## THE RECORDS:

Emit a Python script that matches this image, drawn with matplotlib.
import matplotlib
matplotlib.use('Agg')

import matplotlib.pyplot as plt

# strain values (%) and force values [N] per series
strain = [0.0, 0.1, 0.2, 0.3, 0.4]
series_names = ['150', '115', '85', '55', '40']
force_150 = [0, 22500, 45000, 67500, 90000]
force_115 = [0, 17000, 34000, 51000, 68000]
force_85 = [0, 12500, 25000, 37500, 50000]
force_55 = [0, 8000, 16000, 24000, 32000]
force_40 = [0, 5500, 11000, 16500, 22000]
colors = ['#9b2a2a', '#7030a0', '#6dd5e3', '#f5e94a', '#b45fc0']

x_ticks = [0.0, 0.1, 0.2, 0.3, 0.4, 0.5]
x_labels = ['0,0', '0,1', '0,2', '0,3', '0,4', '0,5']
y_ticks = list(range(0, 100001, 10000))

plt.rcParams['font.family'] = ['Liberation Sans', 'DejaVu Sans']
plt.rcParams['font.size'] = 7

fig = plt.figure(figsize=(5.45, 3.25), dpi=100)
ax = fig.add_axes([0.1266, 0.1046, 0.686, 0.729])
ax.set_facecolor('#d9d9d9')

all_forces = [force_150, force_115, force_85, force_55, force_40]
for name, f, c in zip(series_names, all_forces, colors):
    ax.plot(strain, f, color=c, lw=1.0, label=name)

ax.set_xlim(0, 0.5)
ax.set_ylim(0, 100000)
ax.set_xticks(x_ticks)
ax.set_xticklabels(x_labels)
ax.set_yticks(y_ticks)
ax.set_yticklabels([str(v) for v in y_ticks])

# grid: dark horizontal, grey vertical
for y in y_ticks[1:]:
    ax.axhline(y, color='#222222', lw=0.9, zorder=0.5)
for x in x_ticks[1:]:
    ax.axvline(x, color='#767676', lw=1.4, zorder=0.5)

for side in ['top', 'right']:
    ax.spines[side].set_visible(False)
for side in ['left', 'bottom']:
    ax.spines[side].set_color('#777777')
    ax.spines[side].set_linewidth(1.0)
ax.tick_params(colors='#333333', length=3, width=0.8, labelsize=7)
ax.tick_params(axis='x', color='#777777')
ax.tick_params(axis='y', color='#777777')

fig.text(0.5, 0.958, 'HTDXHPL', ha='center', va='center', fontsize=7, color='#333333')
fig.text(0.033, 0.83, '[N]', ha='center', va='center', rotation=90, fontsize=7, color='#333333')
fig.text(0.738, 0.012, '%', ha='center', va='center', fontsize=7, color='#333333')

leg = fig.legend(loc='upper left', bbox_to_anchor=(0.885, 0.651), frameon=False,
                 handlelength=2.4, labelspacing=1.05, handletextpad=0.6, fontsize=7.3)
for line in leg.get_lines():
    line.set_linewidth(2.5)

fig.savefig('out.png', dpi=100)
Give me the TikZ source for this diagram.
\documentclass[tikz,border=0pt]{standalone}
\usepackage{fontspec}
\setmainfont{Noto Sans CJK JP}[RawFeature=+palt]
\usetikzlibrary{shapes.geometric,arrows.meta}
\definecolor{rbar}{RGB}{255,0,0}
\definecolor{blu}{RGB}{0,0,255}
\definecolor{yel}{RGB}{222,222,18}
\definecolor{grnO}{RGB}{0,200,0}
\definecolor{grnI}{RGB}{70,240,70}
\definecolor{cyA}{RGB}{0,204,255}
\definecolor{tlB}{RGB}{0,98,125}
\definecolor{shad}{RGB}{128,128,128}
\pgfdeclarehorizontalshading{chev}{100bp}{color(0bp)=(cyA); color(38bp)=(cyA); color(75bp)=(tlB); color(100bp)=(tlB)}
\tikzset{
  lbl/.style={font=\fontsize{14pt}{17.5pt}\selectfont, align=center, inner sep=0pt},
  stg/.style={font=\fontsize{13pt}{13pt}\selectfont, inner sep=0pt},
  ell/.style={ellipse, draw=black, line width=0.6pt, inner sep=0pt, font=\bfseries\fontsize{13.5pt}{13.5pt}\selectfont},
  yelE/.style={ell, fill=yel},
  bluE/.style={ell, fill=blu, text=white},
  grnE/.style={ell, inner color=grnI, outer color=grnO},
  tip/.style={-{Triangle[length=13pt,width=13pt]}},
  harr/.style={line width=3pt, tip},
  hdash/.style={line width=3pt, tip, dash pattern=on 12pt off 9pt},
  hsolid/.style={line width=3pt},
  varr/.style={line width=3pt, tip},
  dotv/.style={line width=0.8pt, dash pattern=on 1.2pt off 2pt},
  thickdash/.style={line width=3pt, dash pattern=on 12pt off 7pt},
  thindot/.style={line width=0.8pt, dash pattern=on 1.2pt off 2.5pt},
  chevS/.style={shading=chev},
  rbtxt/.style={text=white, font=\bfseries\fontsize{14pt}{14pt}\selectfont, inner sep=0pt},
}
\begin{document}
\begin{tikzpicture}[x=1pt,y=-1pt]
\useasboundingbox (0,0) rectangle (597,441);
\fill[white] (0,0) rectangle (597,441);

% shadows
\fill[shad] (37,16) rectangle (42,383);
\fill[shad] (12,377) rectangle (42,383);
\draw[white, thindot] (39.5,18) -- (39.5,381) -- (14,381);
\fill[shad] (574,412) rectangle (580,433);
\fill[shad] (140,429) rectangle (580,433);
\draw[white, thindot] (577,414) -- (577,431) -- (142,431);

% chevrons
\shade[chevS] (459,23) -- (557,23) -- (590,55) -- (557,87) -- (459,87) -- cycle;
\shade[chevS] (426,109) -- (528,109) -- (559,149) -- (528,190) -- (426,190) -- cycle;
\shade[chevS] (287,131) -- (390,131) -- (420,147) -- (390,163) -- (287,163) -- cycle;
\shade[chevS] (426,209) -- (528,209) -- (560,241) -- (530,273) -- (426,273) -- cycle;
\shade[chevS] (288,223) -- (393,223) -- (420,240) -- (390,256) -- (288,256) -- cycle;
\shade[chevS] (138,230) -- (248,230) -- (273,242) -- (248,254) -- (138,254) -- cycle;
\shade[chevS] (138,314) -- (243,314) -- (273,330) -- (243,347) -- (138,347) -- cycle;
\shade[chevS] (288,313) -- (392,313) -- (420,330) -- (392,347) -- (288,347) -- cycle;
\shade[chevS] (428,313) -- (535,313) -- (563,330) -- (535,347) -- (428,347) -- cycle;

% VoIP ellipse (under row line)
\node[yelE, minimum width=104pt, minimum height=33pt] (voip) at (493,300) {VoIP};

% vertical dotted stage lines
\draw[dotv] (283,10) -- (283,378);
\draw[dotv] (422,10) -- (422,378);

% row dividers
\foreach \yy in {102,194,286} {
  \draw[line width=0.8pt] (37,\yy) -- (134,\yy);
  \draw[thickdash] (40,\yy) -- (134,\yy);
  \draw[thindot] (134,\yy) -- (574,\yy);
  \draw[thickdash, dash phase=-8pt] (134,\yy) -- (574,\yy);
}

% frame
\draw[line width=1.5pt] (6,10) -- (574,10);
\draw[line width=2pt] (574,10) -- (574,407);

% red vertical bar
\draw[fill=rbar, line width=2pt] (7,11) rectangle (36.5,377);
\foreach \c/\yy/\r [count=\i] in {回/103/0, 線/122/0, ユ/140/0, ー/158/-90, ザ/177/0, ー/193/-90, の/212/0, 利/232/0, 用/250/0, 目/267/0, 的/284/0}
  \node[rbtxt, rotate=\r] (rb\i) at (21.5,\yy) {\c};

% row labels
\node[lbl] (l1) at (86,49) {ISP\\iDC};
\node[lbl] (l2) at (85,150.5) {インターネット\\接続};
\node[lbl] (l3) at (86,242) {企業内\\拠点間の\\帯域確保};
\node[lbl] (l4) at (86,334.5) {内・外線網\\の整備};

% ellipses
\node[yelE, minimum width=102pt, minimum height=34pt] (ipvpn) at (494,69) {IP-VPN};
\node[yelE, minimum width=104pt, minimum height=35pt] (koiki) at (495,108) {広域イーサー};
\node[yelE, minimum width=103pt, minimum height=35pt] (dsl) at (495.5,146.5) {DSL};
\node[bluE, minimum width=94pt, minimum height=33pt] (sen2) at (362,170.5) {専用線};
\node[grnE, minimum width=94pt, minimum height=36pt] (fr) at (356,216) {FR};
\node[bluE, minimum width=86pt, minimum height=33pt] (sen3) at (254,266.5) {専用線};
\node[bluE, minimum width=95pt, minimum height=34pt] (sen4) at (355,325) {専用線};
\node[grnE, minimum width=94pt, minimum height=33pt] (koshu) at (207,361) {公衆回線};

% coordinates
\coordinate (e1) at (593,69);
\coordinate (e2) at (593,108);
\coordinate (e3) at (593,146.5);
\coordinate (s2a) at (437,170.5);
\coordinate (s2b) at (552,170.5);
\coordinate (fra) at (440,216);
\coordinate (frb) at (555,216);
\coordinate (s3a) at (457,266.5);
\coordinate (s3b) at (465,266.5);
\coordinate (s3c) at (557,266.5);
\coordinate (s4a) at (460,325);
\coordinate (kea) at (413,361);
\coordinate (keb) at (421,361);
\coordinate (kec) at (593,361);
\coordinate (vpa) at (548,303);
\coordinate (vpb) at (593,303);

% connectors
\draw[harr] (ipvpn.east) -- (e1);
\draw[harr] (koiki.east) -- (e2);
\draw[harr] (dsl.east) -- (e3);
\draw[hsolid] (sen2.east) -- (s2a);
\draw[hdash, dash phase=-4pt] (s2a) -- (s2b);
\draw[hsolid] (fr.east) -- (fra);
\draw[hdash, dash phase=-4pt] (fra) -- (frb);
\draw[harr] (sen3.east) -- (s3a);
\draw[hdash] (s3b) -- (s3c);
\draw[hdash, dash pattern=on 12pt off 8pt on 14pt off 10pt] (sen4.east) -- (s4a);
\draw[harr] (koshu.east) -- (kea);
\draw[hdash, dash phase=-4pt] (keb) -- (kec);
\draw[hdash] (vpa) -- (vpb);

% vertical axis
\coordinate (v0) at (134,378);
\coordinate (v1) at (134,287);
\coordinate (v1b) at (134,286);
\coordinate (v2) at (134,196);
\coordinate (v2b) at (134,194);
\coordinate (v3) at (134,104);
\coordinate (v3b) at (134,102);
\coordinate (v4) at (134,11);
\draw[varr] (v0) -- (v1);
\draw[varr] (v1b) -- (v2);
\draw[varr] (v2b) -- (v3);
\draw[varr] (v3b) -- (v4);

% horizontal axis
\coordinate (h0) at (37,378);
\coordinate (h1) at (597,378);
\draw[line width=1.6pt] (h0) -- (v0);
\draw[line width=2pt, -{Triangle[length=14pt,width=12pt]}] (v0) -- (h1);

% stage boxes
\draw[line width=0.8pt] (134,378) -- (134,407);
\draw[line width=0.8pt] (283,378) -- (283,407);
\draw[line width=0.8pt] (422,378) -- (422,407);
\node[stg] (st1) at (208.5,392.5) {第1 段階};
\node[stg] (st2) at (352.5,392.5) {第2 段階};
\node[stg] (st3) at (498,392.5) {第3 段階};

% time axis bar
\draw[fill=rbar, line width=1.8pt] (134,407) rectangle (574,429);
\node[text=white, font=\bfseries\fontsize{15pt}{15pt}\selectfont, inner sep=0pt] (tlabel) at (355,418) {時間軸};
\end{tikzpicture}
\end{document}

## INSTRUCTIONS TO FOLLOW:
Which lines hold the word "matplotlib"? Return all of them from the records above.

## EXERCISE RESPONSE:
Emit a Python script that matches this image, drawn with matplotlib.
import matplotlib
matplotlib.use('Agg')
import matplotlib.pyplot as plt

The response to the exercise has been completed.